My post-separation rebound fling was the last person I was with who owned a car (and that was eight years ago) so I haven’t had an opportunity to get mad at a guy for not offering to drive me places – but I think I’m over that, too. At this point, preemptively offering me rides would probably be a red flag; I never want to be as totally dependent on anyone as I was on my dad or my ex husband.
But the assumption that guys should help me with icky hard technical stuff persists, and I’m actively working on fixing that. I think I’m making progress. At the very least I’m making a point of outright asking for help when I have an issue instead of passive-aggressively mentioning the issue and then waiting to be rescued.
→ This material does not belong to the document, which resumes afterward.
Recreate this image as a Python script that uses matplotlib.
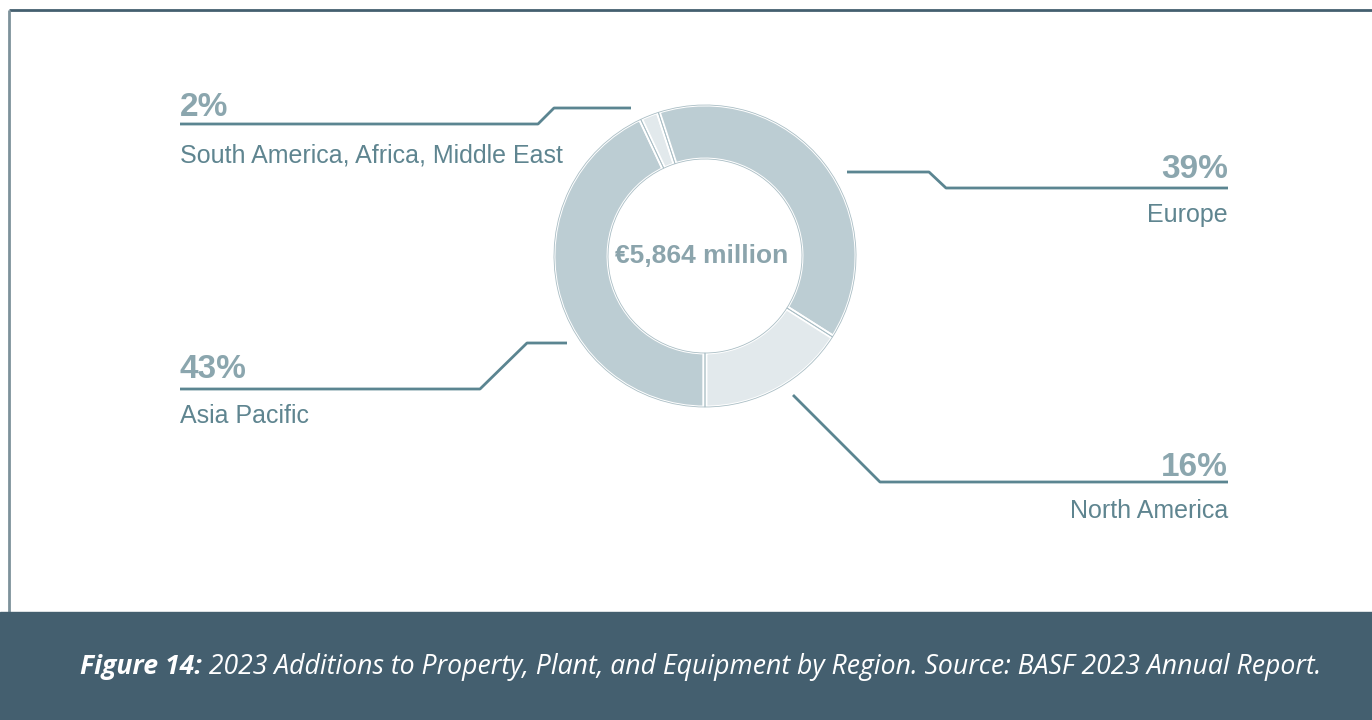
import matplotlib.pyplot as plt
from matplotlib.patches import Rectangle

W, H = 1372, 720

regions = ['Asia Pacific', 'South America, Africa, Middle East', 'Europe', 'North America']
shares = [43, 2, 39, 16]
total_label = '€5,864 million'
caption_bold = 'Figure 14:'
caption_rest = ' 2023 Additions to Property, Plant, and Equipment by Region. Source: BASF 2023 Annual Report.'

ring_colors = ['#bccdd3', '#e2e9ec', '#bccdd3', '#e2e9ec']
line_c = '#5b8591'
pct_c = '#8ba6ae'
lab_c = '#5f8590'
footer_c = '#445f6f'


def Y(y):
    # pixel rows are counted from the top
    return H - y


fig = plt.figure(figsize=(W / 100, H / 100), dpi=100)
ax = fig.add_axes([0, 0, 1, 1])

cx, cy, R = 705, 256, 152
ax.pie(shares, colors=ring_colors, startangle=-90, counterclock=False,
       center=(cx, Y(cy)), radius=R,
       wedgeprops=dict(width=56, edgecolor='white', linewidth=3.5))
# thin darker outline on each wedge
ax.pie(shares, colors=['none'] * 4, startangle=-90, counterclock=False,
       center=(cx, Y(cy)), radius=R - 1,
       wedgeprops=dict(width=54, edgecolor='#a9bdc4', linewidth=0.6, fill=False))

ax.set_xlim(0, W)
ax.set_ylim(0, H)
ax.axis('off')

ax.text(cx - 3, Y(cy), total_label, ha='center', va='center', fontsize=19,
        fontweight='bold', color='#8ba4ac', family='Liberation Sans')

# leader lines
leaders = {
    'Asia Pacific': ([180, 480, 527, 567], [389, 389, 343, 343]),
    'South America, Africa, Middle East': ([180, 538, 554, 631], [124, 124, 108, 108]),
    'Europe': ([847, 929, 946, 1228], [172, 172, 188, 188]),
    'North America': ([793, 880, 1228], [395, 482, 482]),
}
for name, (xs, ys) in leaders.items():
    ax.plot(xs, [Y(v) for v in ys], color=line_c, lw=2, solid_capstyle='butt')

# percent values and region names
spots = {
    'Asia Pacific': (180, 378, 423, 'left'),
    'South America, Africa, Middle East': (180, 116, 162, 'left'),
    'Europe': (1228, 178, 222, 'right'),
    'North America': (1228, 476, 518, 'right'),
}
for name, share in zip(regions, shares):
    x, yp, yl, ha = spots[name]
    ax.text(x, Y(yp), f'{share}%', ha=ha, va='baseline', fontsize=24,
            fontweight='bold', color=pct_c, family='Liberation Sans')
    ax.text(x, Y(yl), name, ha=ha, va='baseline', fontsize=18,
            color=lab_c, family='Liberation Sans')

# frame and caption band
ax.plot([9, W], [Y(10), Y(10)], color=footer_c, lw=2, solid_capstyle='butt')
ax.plot([9, 9], [Y(10), Y(612)], color='#7d929b', lw=2, solid_capstyle='butt')
ax.add_patch(Rectangle((0, 0), W, H - 612, color=footer_c, zorder=3))

t1 = ax.text(80, Y(667), caption_bold, ha='left', va='center', fontsize=19.2,
             fontweight='bold', style='italic', color='white', family='Open Sans', zorder=4)
fig.canvas.draw()
bb = t1.get_window_extent()
ax.text(bb.x1, Y(667), caption_rest, ha='left', va='center', fontsize=19.2,
        style='italic', color='white', family='Open Sans', zorder=4)

fig.savefig('out.png', dpi=100)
And while I love that The Pedant has taken it upon himself to equip me with a fancy phone and reset my router for me (and salt my front path and help tidy my living room and help assemble a dresser), I’m being careful not to ask him for assistance very often**. I don’t want to feel dependent on him and I don’t want him to feel used. If I must get help with things around the house, I’ll at least rotate it among my other capable friends – both male and female.
*That’s the other thing – my dad was a software developer and big-time nerd, and so were most of my long-term boyfriends. It just became totally par for the course to me that guys all know how to fix computers and hook up tvs and stuff. I have to keep reminding myself that having a penis doesn’t mean you’re automatically gonna know how to troubleshoot electronics. Bad feminist. BAD.
**I got him to hook up my DVD player after I tried to do it myself and couldn’t figure it out. And I got him to carry my new tv home from the post office that time. That’s about it.